Бхагаван Раджниш - Истина суфиев
У софиста нет доверия к истине. Софист не ищет истину. Софист — тот, кто только и делает, что пытается доказать, что он прав. Софист не верит, что существует что-то вроде истины. Его определение истины выглядит так «то, что может быть логически доказано» — и тогда это истинно. А если это не может быть логически доказано, тогда это не истина.
Мегастен по сути своей является западным мыслителем. Он, судя по всему, видел джайна. Это весьма вероятно; тогда прошло лишь триста лет со дня смерти Махавиры, и джайнизм был еще жив, а Будда жил практически в это время. Еще присутствовал какой-то аромат Будды и Махавиры. И люди все еще были полны радости от того, что Махавира и Будда расцвели в этом мире. Свет еще не совсем померк. Но Мегастен упустил.
Западный ум рассуждает логично, в терминах логики. Он называет их «гимнософистами». А они вообще не софисты: они суфии.
Суфий — это тот, кто не пытается доказать, что его мнение истинно, кто всегда готов отказаться ради истины от своего мнения. Из какого бы источника ни исходила истина, он готов отказаться. А софист — это тот, кто если даже и видит, что мнение другого истинно, все равно будет настойчиво бороться, пытаясь доказать, что прав он.
Софист пытается доказать: «Я прав». Суфий же пытается открыть то, что правильно. У них разные подходы. Но я понимаю Мегастена, а также почему он называет джайнов софистами. Западный ум так смотрел на вещи с самого начала... Земля разделилась точно так же, как разделен мозг.
В писаниях Климента Александрийского, христианского гностика 2 века, содержится предположение, что греческая философия заимствована из Индии. И вполне вероятно, что слова Климента Александрийского на самом деле верны, однако природа философии изменилась. Когда она двигалась с Востока на Запад, то ее цвет, смысл, текстура, вкус — все изменилось.
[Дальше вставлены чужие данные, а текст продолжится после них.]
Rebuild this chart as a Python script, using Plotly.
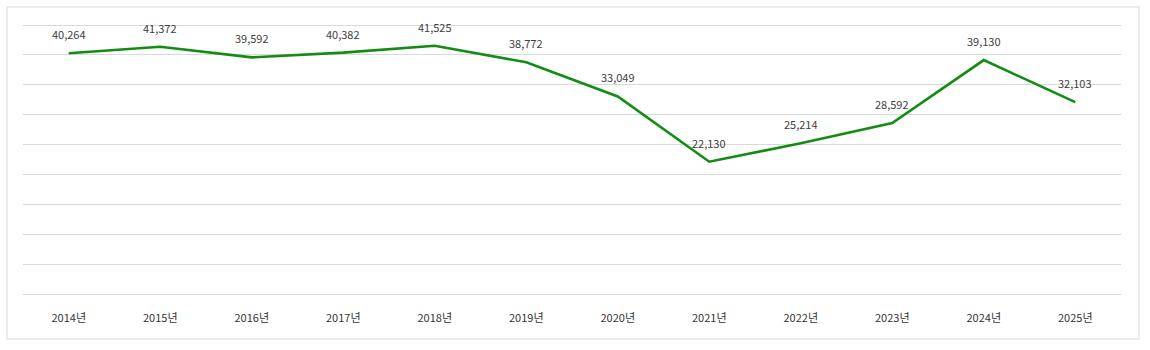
import plotly.graph_objects as go

years = ["2014년", "2015년", "2016년", "2017년", "2018년", "2019년",
         "2020년", "2021년", "2022년", "2023년", "2024년", "2025년"]
values = [40264, 41372, 39592, 40382, 41525, 38772,
          33049, 22130, 25214, 28592, 39130, 32103]
labels = [f"{v:,}" for v in values]

fig = go.Figure()
fig.add_trace(go.Scatter(
    x=years, y=values, mode="lines",
    line=dict(color="#138c13", width=2.6),
    cliponaxis=False, hoverinfo="skip", showlegend=False,
))

for yr, v, lab in zip(years, values, labels):
    fig.add_annotation(x=yr, y=v, text=lab, showarrow=False, yshift=19,
                       font=dict(family="Noto Sans CJK KR, Open Sans, sans-serif", size=11, color="#404040"))

W, H = 1150, 350
L, R, T, B = 23, 29, 20, 51
pw, ph = W - L - R, H - T - B
pad = 5 * 45000 / 269  # 5 px of padding above/below the extreme gridlines

fig.update_layout(
    width=W, height=H,
    margin=dict(l=L, r=R, t=T, b=B),
    paper_bgcolor="white", plot_bgcolor="white",
    xaxis=dict(type="category", range=[-0.5, 11.5], showgrid=False, zeroline=False,
               showline=False, ticks="", ticklen=0, ticklabelstandoff=11,
               tickfont=dict(family="Noto Sans CJK KR, sans-serif", size=11, color="#333333")),
    yaxis=dict(range=[-pad, 45000 + pad], dtick=5000, tick0=0, showgrid=True, gridcolor="#d9d9d9", gridwidth=1,
               zeroline=False, showline=False, showticklabels=False, ticks=""),
    shapes=[dict(type="rect", xref="paper", yref="paper",
                 x0=(7 - L) / pw, x1=(1139 - L) / pw,
                 y0=(H - B - 339) / ph, y1=(H - B - 7) / ph,
                 line=dict(color="#d9d9d9", width=1), fillcolor="rgba(0,0,0,0)", layer="below")],
)

fig.write_html("out.html")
И сейчас практически невозможно представить, что греческая философия первоначально была ответвлением индийской философии. Разница стала настолько ощутимой, что, кажется, между ними невозможно навести мост.
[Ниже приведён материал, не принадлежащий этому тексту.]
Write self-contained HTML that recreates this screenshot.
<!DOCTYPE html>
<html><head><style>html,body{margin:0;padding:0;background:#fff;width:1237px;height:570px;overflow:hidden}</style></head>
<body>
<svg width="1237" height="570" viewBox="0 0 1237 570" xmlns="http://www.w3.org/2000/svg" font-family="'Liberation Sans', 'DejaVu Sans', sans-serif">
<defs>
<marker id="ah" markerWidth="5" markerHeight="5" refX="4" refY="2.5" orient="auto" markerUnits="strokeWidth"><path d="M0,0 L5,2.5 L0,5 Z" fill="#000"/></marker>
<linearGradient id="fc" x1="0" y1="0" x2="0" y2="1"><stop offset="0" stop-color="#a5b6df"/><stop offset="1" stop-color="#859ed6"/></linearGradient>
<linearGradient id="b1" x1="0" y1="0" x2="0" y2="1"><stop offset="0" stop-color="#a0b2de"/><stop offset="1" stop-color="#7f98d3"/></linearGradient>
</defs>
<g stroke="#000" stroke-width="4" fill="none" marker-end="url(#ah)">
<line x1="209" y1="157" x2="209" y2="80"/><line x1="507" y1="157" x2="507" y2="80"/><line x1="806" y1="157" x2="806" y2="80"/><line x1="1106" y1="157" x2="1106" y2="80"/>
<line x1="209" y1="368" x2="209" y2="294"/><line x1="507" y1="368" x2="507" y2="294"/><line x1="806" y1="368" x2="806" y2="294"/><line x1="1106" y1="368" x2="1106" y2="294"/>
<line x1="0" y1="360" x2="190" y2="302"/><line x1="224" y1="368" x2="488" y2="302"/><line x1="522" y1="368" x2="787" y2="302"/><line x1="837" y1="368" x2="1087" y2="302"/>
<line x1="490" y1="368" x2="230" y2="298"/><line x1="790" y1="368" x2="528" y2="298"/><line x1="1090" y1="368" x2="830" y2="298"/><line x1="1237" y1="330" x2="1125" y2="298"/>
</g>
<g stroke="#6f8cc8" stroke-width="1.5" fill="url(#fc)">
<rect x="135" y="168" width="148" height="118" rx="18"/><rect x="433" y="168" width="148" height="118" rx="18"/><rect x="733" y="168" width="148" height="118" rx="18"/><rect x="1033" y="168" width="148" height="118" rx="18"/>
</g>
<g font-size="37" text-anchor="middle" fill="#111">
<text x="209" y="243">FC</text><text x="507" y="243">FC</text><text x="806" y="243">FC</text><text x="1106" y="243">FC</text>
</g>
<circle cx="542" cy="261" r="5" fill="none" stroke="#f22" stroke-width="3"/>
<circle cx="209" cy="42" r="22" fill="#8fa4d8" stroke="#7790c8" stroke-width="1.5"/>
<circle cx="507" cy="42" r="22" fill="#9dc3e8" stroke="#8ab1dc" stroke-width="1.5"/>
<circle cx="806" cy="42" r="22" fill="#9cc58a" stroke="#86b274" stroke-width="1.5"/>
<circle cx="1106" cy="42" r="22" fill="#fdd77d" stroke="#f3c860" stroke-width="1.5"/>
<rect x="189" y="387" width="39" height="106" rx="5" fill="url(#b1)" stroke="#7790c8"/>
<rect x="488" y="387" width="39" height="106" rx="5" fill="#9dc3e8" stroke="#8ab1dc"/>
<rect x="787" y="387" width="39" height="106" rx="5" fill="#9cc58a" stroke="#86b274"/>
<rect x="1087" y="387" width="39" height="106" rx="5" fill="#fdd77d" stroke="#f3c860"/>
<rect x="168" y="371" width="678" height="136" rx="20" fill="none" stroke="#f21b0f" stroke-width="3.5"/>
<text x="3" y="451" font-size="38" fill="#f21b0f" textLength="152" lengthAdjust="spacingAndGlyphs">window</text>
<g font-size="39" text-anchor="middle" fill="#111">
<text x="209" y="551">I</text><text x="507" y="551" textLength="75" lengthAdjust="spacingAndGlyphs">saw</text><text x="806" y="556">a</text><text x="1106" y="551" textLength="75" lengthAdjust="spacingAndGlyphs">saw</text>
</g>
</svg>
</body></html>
Климент, по-видимому прав, утверждая, что она была заимствована из Индии. И этому есть исторические доказательства. Климент сам говорит, что Пифагор, один из величайших греческих мистиков, посещал Индию и учился у браминских мудрецов, кроме того, он как ученик был посвящен в буддийские тайны. Есть достаточно доказательств и в самом учении Пифагора, что в нем есть кое-что от Будды.
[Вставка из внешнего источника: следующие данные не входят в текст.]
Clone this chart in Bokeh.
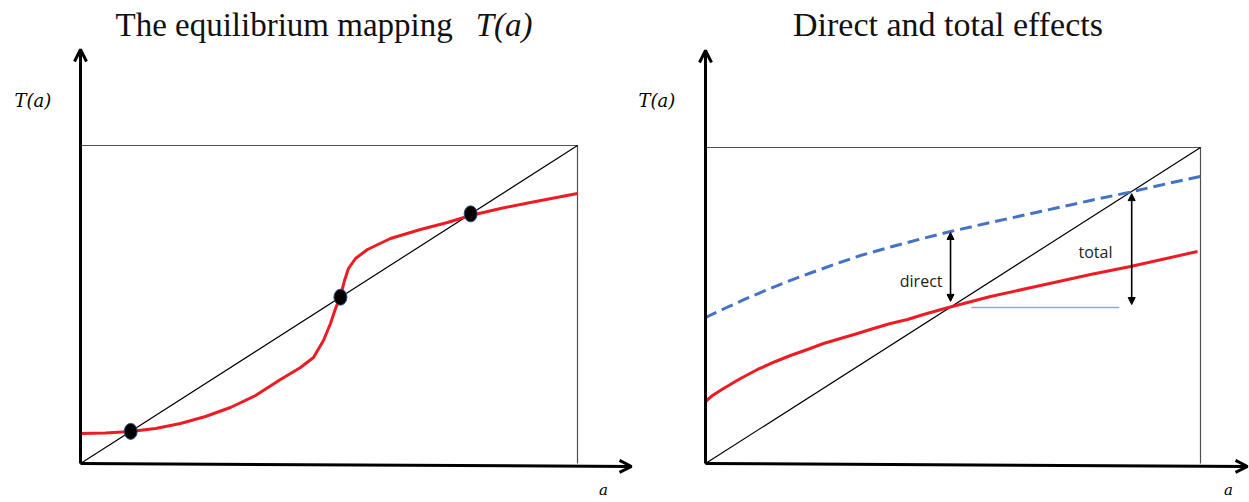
from bokeh.plotting import figure
from bokeh.layouts import row
from bokeh.models import Arrow, OpenHead, NormalHead, Range1d
from bokeh.core.properties import value
from bokeh.embed import file_html
from bokeh.resources import INLINE

# ---------------- data (unit box: a in [0,1], T in [0,1]) ----------------
# Panel 1: equilibrium mapping T(a)
eq_a = [0.0, 0.0503, 0.1006, 0.1509, 0.2012, 0.2515, 0.3018, 0.3521, 0.4024, 0.4427,
        0.4688, 0.4889, 0.5030, 0.5131, 0.5231, 0.5312, 0.5392, 0.5533, 0.5775, 0.6237,
        0.6841, 0.7384, 0.7847, 0.8451, 0.9054, 1.0]
eq_T = [0.0943, 0.0959, 0.1006, 0.1101, 0.1258, 0.1478, 0.1761, 0.2138, 0.2642, 0.3019,
        0.3333, 0.3868, 0.4403, 0.4874, 0.5252, 0.5755, 0.6132, 0.6447, 0.6730, 0.7075,
        0.7358, 0.7579, 0.7799, 0.8019, 0.8208, 0.8491]
fixed_a = [0.101, 0.523, 0.785]
fixed_T = [0.101, 0.523, 0.785]

diag_a = [0.0, 1.0]
diag_T = [0.0, 1.0]
box_a = [0.0, 1.0, 1.0]
box_T = [1.0, 1.0, 0.0]

# Panel 2: direct and total effects
shifted_a = [0.0, 0.0404, 0.0808, 0.1212, 0.1657, 0.2121, 0.2626, 0.3131, 0.3737, 0.4343,
             0.4949, 0.5758, 0.6768, 0.7778, 0.8586, 0.9293, 1.0]
shifted_T = [0.4620, 0.4921, 0.5206, 0.5475, 0.5759, 0.6028, 0.6313, 0.6582, 0.6851, 0.7104,
             0.7342, 0.7627, 0.7975, 0.8323, 0.8592, 0.8845, 0.9082]
base_a = [0.0, 0.0141, 0.0364, 0.0707, 0.1051, 0.1414, 0.1717, 0.2061, 0.2384, 0.2727,
          0.3071, 0.3394, 0.3737, 0.4081, 0.4404, 0.4909, 0.5758, 0.6768, 0.7778, 0.8586, 0.9939]
base_T = [0.1962, 0.2152, 0.2373, 0.2690, 0.2975, 0.3228, 0.3418, 0.3608, 0.3797, 0.3956,
          0.4114, 0.4272, 0.4430, 0.4557, 0.4715, 0.4937, 0.5285, 0.5633, 0.5981, 0.6234, 0.6709]

direct_a = 0.495
direct_T = [0.731, 0.513]
total_a = 0.861
total_T = [0.854, 0.503]
level_a = [0.537, 0.836]
level_T = [0.494, 0.494]

titles = ["The equilibrium mapping", "Direct and total effects"]
title_math = "T(a)"
y_label = "T(a)"
x_label = "a"
effect_labels = ["direct", "total"]

# ---------------- layout (page pixels) ----------------
FIG_Y, FIG_H = 0, 502
LEFT = dict(fx=0, fw=635, ox=80, oy=463, bw=497, bh=318)
RIGHT = dict(fx=635, fw=614, ox=705, oy=463, bw=495, bh=316)

RED = "#ED1C24"
BLUE = "#4472C4"
LIGHTBLUE = "#8EA9DB"
SERIF = "Liberation Serif"
TITLE_Y = 24
XLABEL_Y = 489


def X(P, px):
    return (px - P["ox"]) / P["bw"]


def Y(P, py):
    return (P["oy"] - py) / P["bh"]


def make_fig(P):
    p = figure(width=P["fw"], height=FIG_H, output_backend="svg", toolbar_location=None,
               x_axis_location=None, y_axis_location=None,
               x_range=Range1d(X(P, P["fx"]), X(P, P["fx"] + P["fw"])),
               y_range=Range1d(Y(P, FIG_Y + FIG_H), Y(P, FIG_Y)),
               min_border=0, min_border_left=0, min_border_right=0,
               min_border_top=0, min_border_bottom=0)
    p.title.visible = False
    p.grid.visible = False
    p.outline_line_color = None
    p.background_fill_color = "white"
    p.border_fill_color = "white"
    p.line(box_a, box_T, line_color="#505050", line_width=1.2)
    p.line(diag_a, diag_T, line_color="black", line_width=1.2)
    return p


def add_axes(p, P, ytip_py, xtip_px, xtip_py):
    p.add_layout(Arrow(end=OpenHead(size=12, line_width=3, line_color="black"),
                       x_start=0, y_start=0, x_end=0, y_end=Y(P, ytip_py),
                       line_width=3, line_color="black"))
    p.add_layout(Arrow(end=OpenHead(size=12, line_width=3, line_color="black"),
                       x_start=0, y_start=0, x_end=X(P, xtip_px), y_end=Y(P, xtip_py),
                       line_width=3, line_color="black"))


# ---------------- left panel ----------------
p1 = make_fig(LEFT)
add_axes(p1, LEFT, 49, 631, 466)
p1.line(eq_a, eq_T, line_color=RED, line_width=3, line_join="round")
p1.ellipse(fixed_a, fixed_T, width=13, height=16, width_units="screen", height_units="screen",
           fill_color="black", line_color="#2F4F7F", line_width=1)
p1.text([X(LEFT, 115)], [Y(LEFT, TITLE_Y)], text=[titles[0]], text_font=value(SERIF),
        text_font_size="33px", text_align="left", text_baseline="middle", text_color="#111111")
p1.text([X(LEFT, 532)], [Y(LEFT, TITLE_Y)], text=[title_math], text_font=value(SERIF),
        text_font_style="italic", text_font_size="33px", text_align="right",
        text_baseline="middle", text_color="#111111")
p1.text([X(LEFT, 14)], [Y(LEFT, 100)], text=[y_label], text_font=value("DejaVu Serif"),
        text_font_style="italic", text_font_size="18px", text_align="left", text_baseline="middle")
p1.text([X(LEFT, 603)], [Y(LEFT, XLABEL_Y)], text=[x_label], text_font=value("DejaVu Serif"),
        text_font_style="italic", text_font_size="15px", text_align="center",
        text_baseline="middle")

# ---------------- right panel ----------------
p2 = make_fig(RIGHT)
add_axes(p2, RIGHT, 50, 1247, 466)
p2.line(shifted_a, shifted_T, line_color=BLUE, line_width=3, line_dash="12 6")
p2.line(base_a, base_T, line_color=RED, line_width=3, line_join="round")
p2.line(level_a, level_T, line_color=LIGHTBLUE, line_width=1.5)
for a, T in [(direct_a, direct_T), (total_a, total_T)]:
    p2.add_layout(Arrow(start=NormalHead(size=7, fill_color="black", line_color="black"),
                        end=NormalHead(size=7, fill_color="black", line_color="black"),
                        x_start=a, y_start=T[0], x_end=a, y_end=T[1],
                        line_width=1.6, line_color="black"))
p2.text([X(RIGHT, 947.5)], [Y(RIGHT, TITLE_Y)], text=[titles[1]], text_font=value(SERIF),
        text_font_size="34px", text_align="center", text_baseline="middle", text_color="#111111")
p2.text([X(RIGHT, 638)], [Y(RIGHT, 100)], text=[y_label], text_font=value("DejaVu Serif"),
        text_font_style="italic", text_font_size="18px", text_align="left", text_baseline="middle")
p2.text([X(RIGHT, 1228)], [Y(RIGHT, XLABEL_Y)], text=[x_label], text_font=value("DejaVu Serif"),
        text_font_style="italic", text_font_size="15px", text_align="center",
        text_baseline="middle")
p2.text([X(RIGHT, 942)], [Y(RIGHT, 280)], text=[effect_labels[0]], text_font=value("Open Sans"),
        text_font_size="16px", text_align="right", text_baseline="middle", text_color="#222222")
p2.text([X(RIGHT, 1078)], [Y(RIGHT, 251)], text=[effect_labels[1]], text_font=value("Open Sans"),
        text_font_size="16px", text_align="left", text_baseline="middle", text_color="#222222")

layout = row(p1, p2, spacing=0)
open("out.html", "w").write(file_html(layout, INLINE))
Но как только что-то переходит с Востока на Запад, так оно меняет свой цвет. Меняется контекст. Это уже другое полушарие. Когда нужно понять любовь логически, то что-то происходит не так. Исчезает дух— и в ваших руках остается лишь труп.
Из-за этой разницы между суфизмом и софистикой вы также заметите, что восточные персоналии никогда не имели важного значения. Индийская философия не привязана к личностям. О жизни философов известно не много. Философ на Востоке был открывателем истины, но не изрекал ее. Истина так же стара, как само существование. И никто не в праве заявлять, что это он ее открыл. Она была открыта много раз — в лучшем случае, можно сказать: «Я открыл ее вновь». А одно из условий нового открытия истины заключается в том, что вы должны исчезнуть. Того, кто заявляет «Я», не должно быть.
У Запада есть свой платонизм, гегельянство, кантианство. В Индии нет ничего подобного. Вы не встретите ничего похожего на «патанджализм», «шанкараизм» — нет, совершенно нет. Философия не имеет корней в индивидуальном это. Индивидуальное исчезает. Приходит истина и заполняет чье-то бытие. Однако логический ум не может пойти на такой риск. Он всегда контролирует. Он обладает истиной.
А истиной по самой ее природе нельзя владеть. Поэтому, чем бы ни обладал логический ум, это не истина, а мнение об истине. Это не настоящее, это лишь ее копии, отражения.
Эта разница становится громадной, когда мы имеем дело с малым. Взять, к примеру, западное понятие нуля, математического нуля, заимствованного Западом у Индии. Ноль — это индийское открытие. Но смысл изменился. Согласно западному уму, ноль означает ничто. В буддизме же ничто, шунья, не означает лишь математическое ничто: оно означает экзистенциальное состояние не-самости. Оно означает отсутствие самости. Оно означает пустоту самого себя.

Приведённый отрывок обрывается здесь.